__Given task__.
Return, exactly as written, the lines that start at the one holding "Write the Bokeh code for this chart." and end at the one holding "offset = 0.142", with both of those lines kept. Skip any pictures.

(Rows from a dataset of charts and code)
-- START --

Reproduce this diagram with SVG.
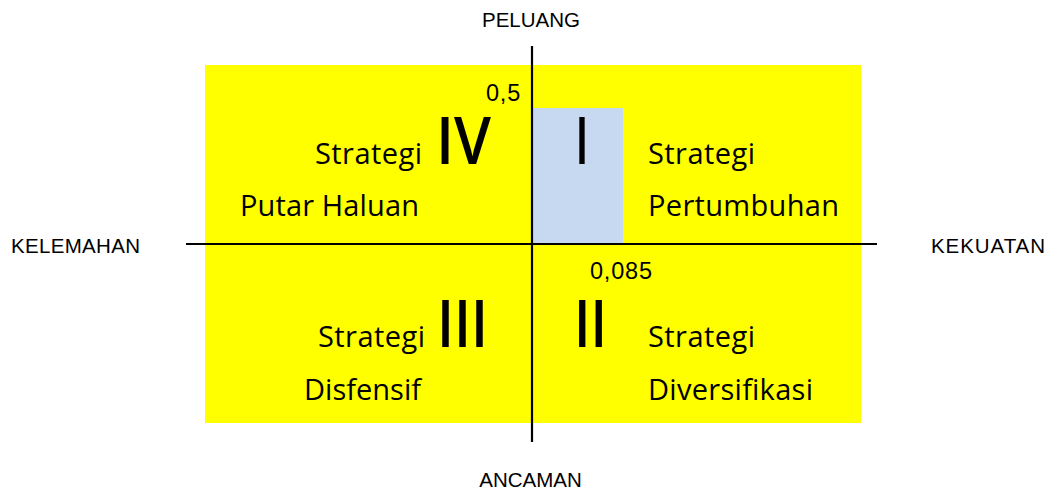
<svg xmlns="http://www.w3.org/2000/svg" width="1049" height="492" viewBox="0 0 1049 492">
<style>
.axl{font-family:"Liberation Sans",Arial,sans-serif;font-size:20.5px;fill:#000}
.num{font-family:"Liberation Sans",Arial,sans-serif;font-size:23.5px;letter-spacing:0.8px;fill:#000}
.lbl{font-family:"Open Sans","Noto Sans",sans-serif;font-size:29px;fill:#000}
.rom{font-family:"Open Sans","Noto Sans",sans-serif;font-size:66px;font-weight:600;fill:#000}
.ax{stroke:#000;stroke-width:2.2;fill:none}
</style>
<rect x="0" y="0" width="1049" height="492" fill="#fff"/>
<g id="quadrants">
<rect x="205" y="65" width="656" height="358" fill="#FFFF00"/>
<rect id="position" x="533" y="108" width="90" height="136" fill="#C6D9F0"/>
</g>
<g id="connectors">
<line class="ax" x1="532" y1="46" x2="532" y2="442"/>
<line class="ax" x1="186" y1="244" x2="877" y2="244"/>
</g>
<g id="q4">
<text class="lbl" x="315" y="164" textLength="107">Strategi</text>
<text class="rom" x="436" y="164" textLength="55" lengthAdjust="spacingAndGlyphs">IV</text>
<text class="lbl" x="240" y="216" textLength="179">Putar Haluan</text>
<text class="num" x="486" y="101">0,5</text>
</g>
<g id="q1">
<text class="rom" x="575" y="164" textLength="14" lengthAdjust="spacingAndGlyphs">I</text>
<text class="lbl" x="648" y="164" textLength="107">Strategi</text>
<text class="lbl" x="648" y="216" textLength="191">Pertumbuhan</text>
</g>
<g id="q3">
<text class="lbl" x="318" y="347" textLength="107">Strategi</text>
<text class="rom" x="437" y="347" textLength="51" lengthAdjust="spacingAndGlyphs">III</text>
<text class="lbl" x="304" y="400" textLength="117">Disfensif</text>
</g>
<g id="q2">
<text class="num" x="590" y="279">0,085</text>
<text class="rom" x="574" y="347" textLength="33" lengthAdjust="spacingAndGlyphs">II</text>
<text class="lbl" x="648" y="347" textLength="107">Strategi</text>
<text class="lbl" x="648" y="400" textLength="165">Diversifikasi</text>
</g>
<g id="axis-labels">
<text class="axl" x="531" y="27" text-anchor="middle">PELUANG</text>
<text class="axl" x="11" y="253" textLength="129">KELEMAHAN</text>
<text class="axl" x="931" y="253" textLength="114">KEKUATAN</text>
<text class="axl" x="530.5" y="487" text-anchor="middle">ANCAMAN</text>
</g>
</svg>
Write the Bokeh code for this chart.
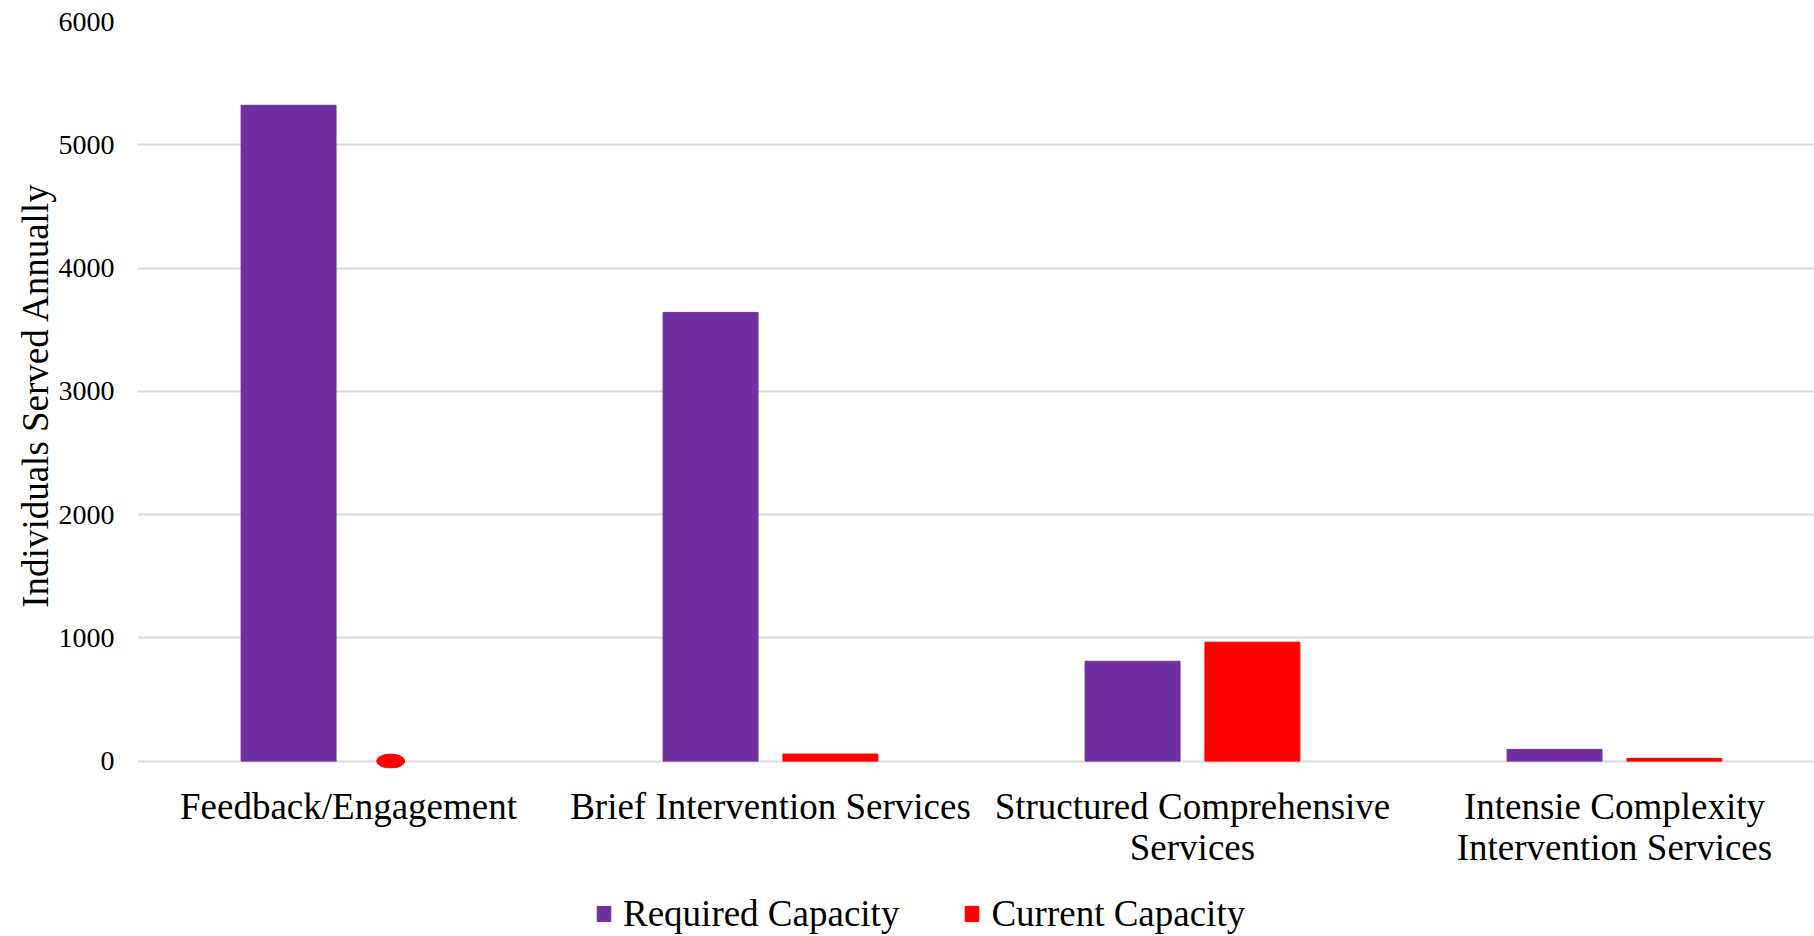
from bokeh.plotting import figure
from bokeh.layouts import column
from bokeh.models import Range1d, FixedTicker, Legend, LegendItem, ColumnDataSource
from bokeh.embed import file_html
from bokeh.resources import INLINE

# Service tiers and annual capacity (individuals served)
categories = [
    "Feedback/Engagement",
    "Brief Intervention Services",
    "Structured Comprehensive\nServices",
    "Intensie Complexity\nIntervention Services",
]
required_capacity = [5320, 3640, 810, 95]
current_capacity = [0, 57, 965, 22]
y_ticks = [0, 1000, 2000, 3000, 4000, 5000, 6000]
series_names = ["Required Capacity", "Current Capacity"]

PURPLE = "#7030A0"
RED = "#FF0000"
FONT = "Liberation Serif"

centers = [i + 0.5 for i in range(len(categories))]
bar_w = 0.225
offset = 0.142

# a little room below zero so the zero-value oval is not cut by the frame
p = figure(
    width=1814, height=880,
    output_backend="svg", toolbar_location=None,
    x_range=Range1d(0, 3.974), y_range=Range1d(-60, 6000),
    min_border_left=137, min_border_right=0,
    min_border_top=21, min_border_bottom=112,
)
p.outline_line_color = None
p.background_fill_color = "white"
p.border_fill_color = "white"

src = ColumnDataSource(dict(
    x_req=[c - offset for c in centers],
    req=required_capacity,
))
p.vbar(x="x_req", top="req", width=bar_w, source=src,
       fill_color=PURPLE, line_color=PURPLE)

# current-capacity bars with a value; a zero value is shown as a small oval
cur_nonzero = ColumnDataSource(dict(
    x=[c + offset for c, v in zip(centers, current_capacity) if v > 0],
    top=[v for v in current_capacity if v > 0],
))
cur_zero = ColumnDataSource(dict(
    x=[c + 0.1 for c, v in zip(centers, current_capacity) if v == 0],
    y=[v for v in current_capacity if v == 0],
))
p.vbar(x="x", top="top", width=bar_w, source=cur_nonzero,
       fill_color=RED, line_color=RED)
p.ellipse(x="x", y="y", width=28, height=14, width_units="screen",
          height_units="screen", source=cur_zero, fill_color=RED, line_color=RED)

# axes
p.xaxis.ticker = FixedTicker(ticks=centers)
p.xaxis.major_label_overrides = {c: lab for c, lab in zip(centers, categories)}
p.xaxis.major_tick_line_color = None
p.xaxis.major_tick_out = 0
p.xaxis.major_tick_in = 0
p.xaxis.minor_tick_line_color = None
p.xaxis.axis_line_color = None
p.xaxis.major_label_text_font = FONT
p.xaxis.major_label_text_font_size = "37px"
p.xaxis.major_label_text_color = "black"
p.xaxis.major_label_text_line_height = 1.02
p.xaxis.major_label_standoff = 17

p.yaxis.ticker = FixedTicker(ticks=y_ticks)
p.yaxis.major_tick_line_color = None
p.yaxis.major_tick_out = 0
p.yaxis.major_tick_in = 0
p.yaxis.minor_tick_line_color = None
p.yaxis.axis_line_color = None
p.yaxis.major_label_text_font = FONT
p.yaxis.major_label_text_font_size = "28px"
p.yaxis.major_label_text_color = "black"
p.yaxis.major_label_standoff = 23
p.yaxis.axis_label = "Individuals Served Annually"
p.yaxis.axis_label_text_font = FONT
p.yaxis.axis_label_text_font_size = "37px"
p.yaxis.axis_label_text_font_style = "normal"
p.yaxis.axis_label_text_color = "black"
p.yaxis.axis_label_standoff = 0

p.xgrid.grid_line_color = None
p.ygrid.grid_line_color = "#d9d9d9"
p.ygrid.grid_line_width = 2

# legend strip below the chart; its swatch renderers sit outside the visible range
leg = figure(
    width=1814, height=56,
    output_backend="svg", toolbar_location=None,
    x_range=Range1d(0, 1), y_range=Range1d(0, 1),
    min_border_left=0, min_border_right=0, min_border_top=0, min_border_bottom=0,
)
leg.axis.visible = False
leg.grid.visible = False
leg.outline_line_color = None
leg_req = leg.vbar(x=[10], top=[10], width=0.1, fill_color=PURPLE, line_color=PURPLE)
leg_cur = leg.vbar(x=[10], top=[10], width=0.1, fill_color=RED, line_color=RED)

legend = Legend(
    items=[LegendItem(label=series_names[0], renderers=[leg_req]),
           LegendItem(label=series_names[1], renderers=[leg_cur])],
    orientation="horizontal", location=(458, 1),
    padding=0, margin=0, spacing=64,
    glyph_width=17, glyph_height=19, label_standoff=11,
    label_text_font=FONT, label_text_font_size="37px", label_text_color="black",
    border_line_color=None, background_fill_alpha=0,
)
leg.add_layout(legend, "center")

open("out.html", "w").write(file_html(column(p, leg, spacing=0), INLINE))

-- END --

__Result of the exercise__.
Write the Bokeh code for this chart.
from bokeh.plotting import figure
from bokeh.layouts import column
from bokeh.models import Range1d, FixedTicker, Legend, LegendItem, ColumnDataSource
from bokeh.embed import file_html
from bokeh.resources import INLINE

# Service tiers and annual capacity (individuals served)
categories = [
    "Feedback/Engagement",
    "Brief Intervention Services",
    "Structured Comprehensive\nServices",
    "Intensie Complexity\nIntervention Services",
]
required_capacity = [5320, 3640, 810, 95]
current_capacity = [0, 57, 965, 22]
y_ticks = [0, 1000, 2000, 3000, 4000, 5000, 6000]
series_names = ["Required Capacity", "Current Capacity"]

PURPLE = "#7030A0"
RED = "#FF0000"
FONT = "Liberation Serif"

centers = [i + 0.5 for i in range(len(categories))]
bar_w = 0.225
offset = 0.142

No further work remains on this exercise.